Task description >> In the data below, find every line that has the string "with", and copy it.

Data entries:
* start *

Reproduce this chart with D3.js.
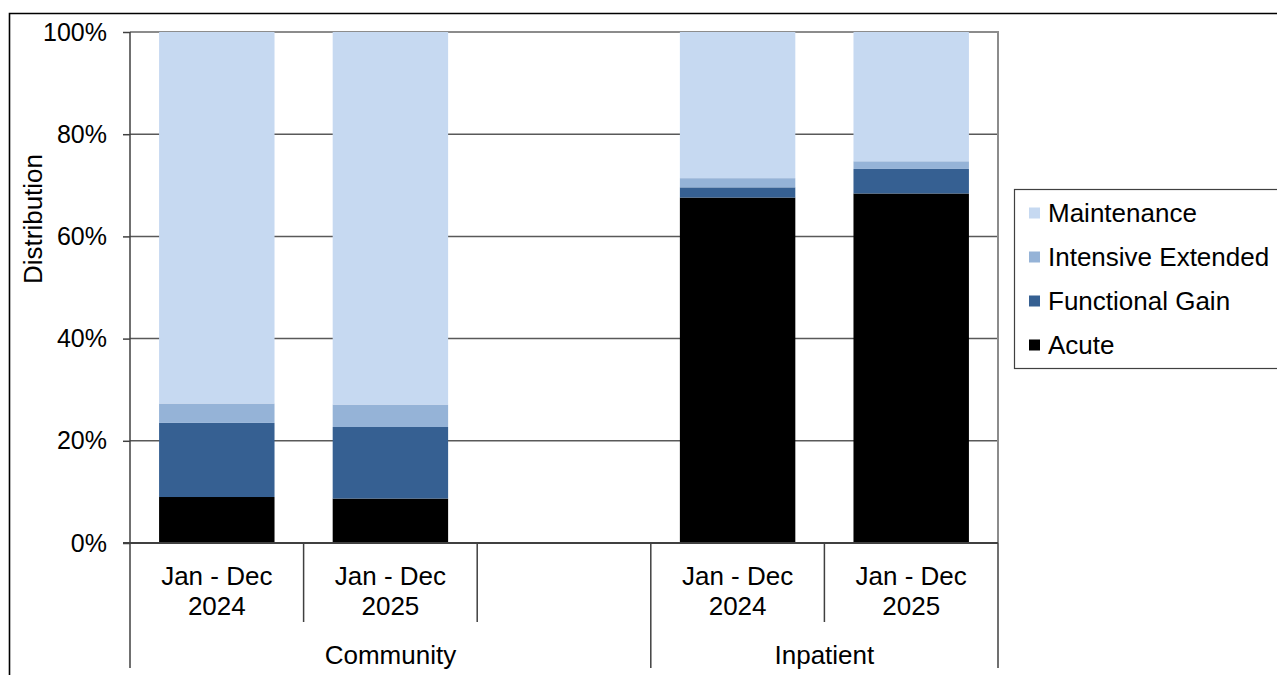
<!DOCTYPE html>
<html>
<head>
<meta charset="utf-8">
<script src="https://cdnjs.cloudflare.com/ajax/libs/d3/7.8.5/d3.min.js"></script>
<style>
  html, body { margin: 0; padding: 0; background: #fff; }
  svg { display: block; font-family: "Liberation Sans", Arial, sans-serif; }
</style>
</head>
<body>
<svg id="chart" width="1277" height="675"></svg>
<script>
// Care-level distribution by setting and period (percent of total)
const groups = ["Community", "Inpatient"];
const periodLines = [["Jan - Dec", "2024"], ["Jan - Dec", "2025"]];
// slot layout: each group's periods, Community carries one empty slot
const slots = [
  { group: "Community", period: 0 },
  { group: "Community", period: 1 },
  { group: "Community", period: null },
  { group: "Inpatient", period: 0 },
  { group: "Inpatient", period: 1 }
];
const seriesNames = ["Acute", "Functional Gain", "Intensive Extended", "Maintenance"];
const seriesColors = ["#000000", "#366092", "#95b3d7", "#c6d9f1"];
// values per bar: Community 2024, Community 2025, Inpatient 2024, Inpatient 2025
const acute             = [9.0, 8.7, 67.6, 68.4];
const functionalGain    = [14.5, 14.0, 2.0, 4.8];
const intensiveExtended = [3.8, 4.4, 1.8, 1.5];
const maintenance       = [72.7, 72.9, 28.6, 25.3];
const yTicks = [0, 20, 40, 60, 80, 100];

const seriesValues = [acute, functionalGain, intensiveExtended, maintenance];

const svg = d3.select("#chart");
const plot = { left: 130, right: 998, top: 32, bottom: 543 };
const fontSize = 26;

// outer frame
svg.append("path")
  .attr("d", "M9.5,675 L9.5,13.5 L1277,13.5")
  .attr("fill", "none").attr("stroke", "#000").attr("stroke-width", 1.6);

const x = d3.scaleBand()
  .domain(d3.range(slots.length))
  .range([plot.left, plot.right])
  .paddingInner(0.335).paddingOuter(0.1675);
const slotW = (plot.right - plot.left) / slots.length;

const y = d3.scaleLinear().domain([0, 100]).range([plot.bottom, plot.top]);

// gridlines
svg.append("g").selectAll("line")
  .data(yTicks.filter(t => t > 0 && t < 100))
  .join("line")
  .attr("x1", plot.left).attr("x2", plot.right)
  .attr("y1", d => y(d)).attr("y2", d => y(d))
  .attr("stroke", "#595959").attr("stroke-width", 1.5);

// plot border (top and right)
svg.append("path")
  .attr("d", `M${plot.left},${y(100)} L${plot.right},${y(100)} L${plot.right},${plot.bottom}`)
  .attr("fill", "none").attr("stroke", "#8c8c8c").attr("stroke-width", 2);

// stacked bars
const barRows = [];
let bi = 0;
slots.forEach((s, i) => {
  if (s.period === null) return;
  let base = 0;
  seriesValues.forEach((vals, k) => {
    const v = vals[bi];
    barRows.push({ slot: i, k, y0: base, y1: base + v });
    base += v;
  });
  bi++;
});
svg.append("g").selectAll("rect")
  .data(barRows)
  .join("rect")
  .attr("x", d => x(d.slot))
  .attr("width", x.bandwidth())
  .attr("y", d => y(d.y1))
  .attr("height", d => y(d.y0) - y(d.y1))
  .attr("fill", d => seriesColors[d.k]);

// y axis
const yAxis = svg.append("g")
  .attr("transform", `translate(${plot.left},0)`)
  .call(d3.axisLeft(y).tickValues(yTicks).tickFormat(d => d + "%").tickSize(7).tickPadding(16));
yAxis.select(".domain").remove();
yAxis.selectAll(".tick line").attr("stroke", "#404040").attr("stroke-width", 1.5);
yAxis.selectAll(".tick text")
  .attr("font-size", 25).attr("fill", "#000")
  .style("font-family", "'Liberation Sans', Arial, sans-serif");

// y axis line, continuing down as the outer category separator
svg.append("line")
  .attr("x1", plot.left).attr("x2", plot.left)
  .attr("y1", plot.top).attr("y2", 668)
  .attr("stroke", "#404040").attr("stroke-width", 1.5);

// x axis baseline
svg.append("line")
  .attr("x1", plot.left - 7).attr("x2", plot.right)
  .attr("y1", plot.bottom).attr("y2", plot.bottom)
  .attr("stroke", "#404040").attr("stroke-width", 2);

// category separators and period labels
slots.forEach((s, i) => {
  const left = x(i) - x.step() * x.paddingInner() / 2;
  const right = left + slotW;
  const last = i === slots.length - 1 || slots[i + 1].group !== s.group;
  svg.append("line")
    .attr("x1", right).attr("x2", right)
    .attr("y1", plot.bottom).attr("y2", last ? 668 : 622)
    .attr("stroke", "#404040").attr("stroke-width", 1.5);
  if (s.period !== null) {
    const cx = x(i) + x.bandwidth() / 2;
    const t = svg.append("text")
      .attr("x", cx).attr("text-anchor", "middle")
      .attr("font-size", fontSize).attr("fill", "#000");
    periodLines[s.period].forEach((ln, j) => {
      t.append("tspan").attr("x", cx).attr("y", 585 + j * 30).text(ln);
    });
  }
});

// group labels
groups.forEach(g => {
  const idx = slots.map((s, i) => s.group === g ? i : -1).filter(i => i >= 0);
  const left = plot.left + idx[0] * slotW;
  const right = plot.left + (idx[idx.length - 1] + 1) * slotW;
  svg.append("text")
    .attr("x", (left + right) / 2).attr("y", 664)
    .attr("text-anchor", "middle").attr("font-size", fontSize).attr("fill", "#000")
    .text(g);
});

// y axis title
svg.append("text")
  .attr("transform", "translate(42,219) rotate(-90)")
  .attr("text-anchor", "middle").attr("font-size", fontSize).attr("fill", "#000")
  .text("Distribution");

// legend
const legend = svg.append("g");
legend.append("rect")
  .attr("x", 1014.5).attr("y", 189.5).attr("width", 300).attr("height", 179)
  .attr("fill", "#fff").attr("stroke", "#404040").attr("stroke-width", 1.2);
const legendOrder = [3, 2, 1, 0];
legendOrder.forEach((k, j) => {
  const cy = 213 + j * 44;
  legend.append("rect")
    .attr("x", 1029).attr("y", cy - 5.5).attr("width", 11).attr("height", 11)
    .attr("fill", seriesColors[k]);
  legend.append("text")
    .attr("x", 1048).attr("y", cy + 9)
    .attr("font-size", fontSize).attr("fill", "#000")
    .text(seriesNames[k]);
});
</script>
</body>
</html>
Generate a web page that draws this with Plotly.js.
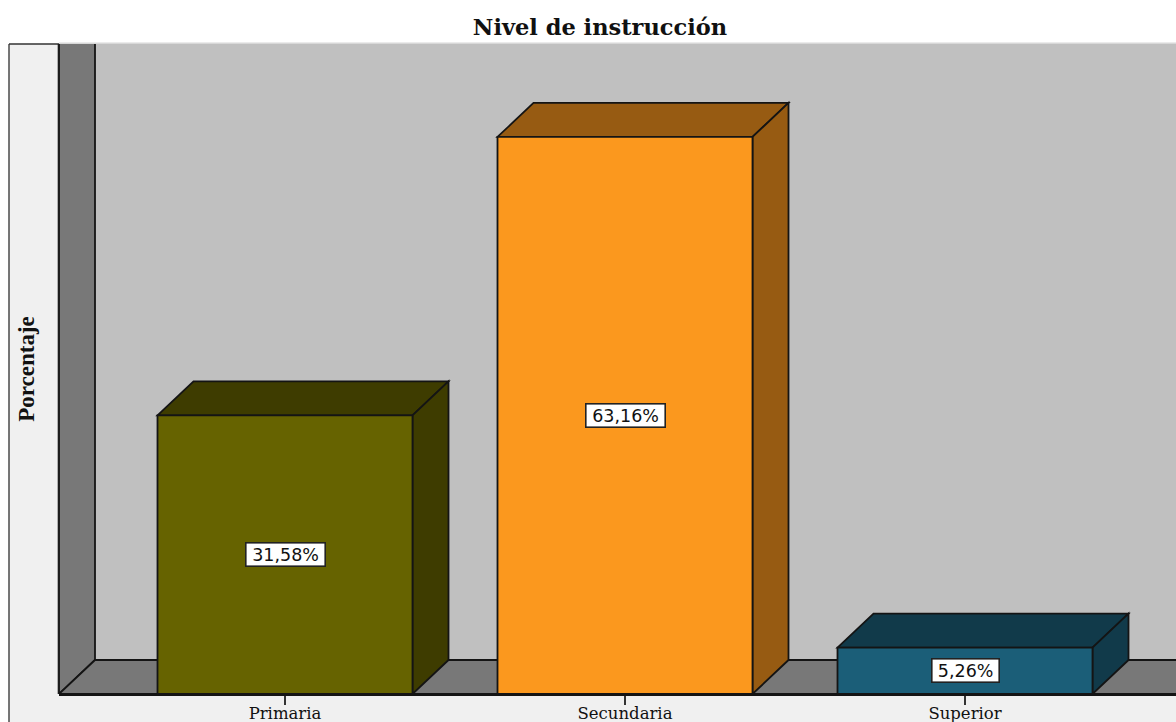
<!DOCTYPE html>
<html>
<head>
<meta charset="utf-8">
<script src="https://cdn.plot.ly/plotly-3.0.1.min.js"></script>
<style>html,body{margin:0;padding:0;background:#fff;overflow:hidden}</style>
</head>
<body>
<div id="chart" style="width:1176px;height:722px"></div>
<script>
const categories = ["Primaria", "Secundaria", "Superior"];
const values = [31.58, 63.16, 5.26];
const labels = ["31,58%", "63,16%", "5,26%"];
const labelWidths = [76, 76, 64];
const frontColors = ["#666300", "#fb981e", "#1b5e78"];
const sideColors = ["#3e3c00", "#975b12", "#113a4a"];
const chartTitle = "Nivel de instrucción";
const yTitle = "Porcentaje";

const W = 1176, H = 722, L = 59, T = 44, B = 28;
const pxPerUnitX = 340, pxPerUnitY = 8.82, center0 = 285, base = 694;
const xRange = [(L - center0) / pxPerUnitX, (W - center0) / pxPerUnitX];
const yRange = [0, (base - T) / pxPerUnitY];
const dx = 36 / pxPerUnitX, dy = 34 / pxPerUnitY;
const barW = 255 / pxPerUnitX;
const xs = categories.map((_, i) => i);
const pw = W - L, ph = H - T - B;

function poly(pts) {
  return "M" + pts.map(p => p[0] + "," + p[1]).join(" L") + " Z";
}
const edge = {color: "#141414", width: 1.8};
const none = {width: 0};
const shapes = [
  {type: "rect", xref: "paper", yref: "paper", layer: "below",
   x0: (9 - L) / pw, x1: 1.01, y0: -(B + 10) / ph, y1: 1,
   fillcolor: "#f0f0f0", line: none},
  {type: "line", xref: "paper", yref: "paper", layer: "below",
   x0: (9 - L) / pw, x1: (9 - L) / pw, y0: -(B + 10) / ph, y1: 1,
   line: {color: "#555555", width: 1.6}},
  {type: "line", xref: "paper", yref: "paper", layer: "below",
   x0: (9 - L) / pw, x1: 0, y0: 1, y1: 1,
   line: {color: "#333333", width: 1.6}},
  {type: "rect", xref: "x", yref: "y", layer: "below",
   x0: xRange[0], x1: xRange[1], y0: yRange[0], y1: yRange[1],
   fillcolor: "#c0c0c0", line: none},
  {type: "line", xref: "paper", yref: "paper", layer: "below",
   x0: 0, x1: 1, y0: 1.001, y1: 1.001,
   line: {color: "#d8d8d8", width: 1.5}},
  {type: "path", xref: "x", yref: "y", layer: "below", fillcolor: "#787878", line: edge,
   path: poly([[xRange[0], 0], [xRange[0], yRange[1] + 0.2], [xRange[0] + dx, yRange[1] + 0.2], [xRange[0] + dx, dy]])},
  {type: "path", xref: "x", yref: "y", layer: "below", fillcolor: "#787878", line: edge,
   path: poly([[xRange[0], 0], [xRange[0] + dx, dy], [xRange[1] + 0.02, dy], [xRange[1] + 0.02, 0]])},
  {type: "line", xref: "paper", yref: "paper", layer: "below",
   x0: 0, x1: 0, y0: 0, y1: 1,
   line: {color: "#1c1c1c", width: 2.6}}
];
xs.forEach((x, i) => {
  const l = x - barW / 2, r = x + barW / 2, v = values[i];
  shapes.push({type: "path", xref: "x", yref: "y", layer: "below", fillcolor: sideColors[i], line: edge,
    path: poly([[l, v], [l + dx, v + dy], [r + dx, v + dy], [r, v]])});
  shapes.push({type: "path", xref: "x", yref: "y", layer: "below", fillcolor: sideColors[i], line: edge,
    path: poly([[r, 0], [r, v], [r + dx, v + dy], [r + dx, dy]])});
});

const annotations = xs.map((x, i) => ({
  x: x, y: values[i] / 2, xref: "x", yref: "y", text: labels[i], showarrow: false,
  font: {family: "DejaVu Sans, sans-serif", size: 17.5, color: "#111"},
  width: labelWidths[i], height: 20, align: "center", valign: "middle",
  bgcolor: "#ffffff", bordercolor: "#222", borderwidth: 1.6, borderpad: 1
}));

Plotly.newPlot("chart", [{
  type: "bar", x: xs, y: values, width: barW,
  marker: {color: frontColors, line: edge},
  hoverinfo: "skip"
}], {
  width: W, height: H,
  margin: {l: L, r: 0, t: T, b: B, pad: 0},
  paper_bgcolor: "#ffffff", plot_bgcolor: "rgba(0,0,0,0)",
  showlegend: false,
  title: {text: "<b>" + chartTitle + "</b>", x: 600 / W, xanchor: "center", xref: "container",
          y: 1 - 27 / H, yanchor: "middle", yref: "container",
          font: {family: "DejaVu Serif, serif", size: 22.5, color: "#111"}},
  xaxis: {type: "linear", range: xRange, tickvals: xs, ticktext: categories,
          ticks: "outside", ticklen: 9, tickwidth: 1.8, tickcolor: "#333",
          ticklabelstandoff: -6,
          showgrid: false, zeroline: false, showline: true, linecolor: "#141414", linewidth: 1.8,
          tickfont: {family: "DejaVu Serif, serif", size: 16.5, color: "#111"}},
  yaxis: {range: yRange, showgrid: false, zeroline: false, showticklabels: false, ticks: "",
          showline: false, automargin: false,
          title: {text: "<b>" + yTitle + "</b>", standoff: 16,
                  font: {family: "Liberation Serif, serif", size: 23, color: "#111"}}},
  shapes: shapes,
  annotations: annotations
}, {displayModeBar: false, responsive: false});
</script>
</body>
</html>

* end *

Problem solution >>
Reproduce this chart with D3.js.
Generate a web page that draws this with Plotly.js.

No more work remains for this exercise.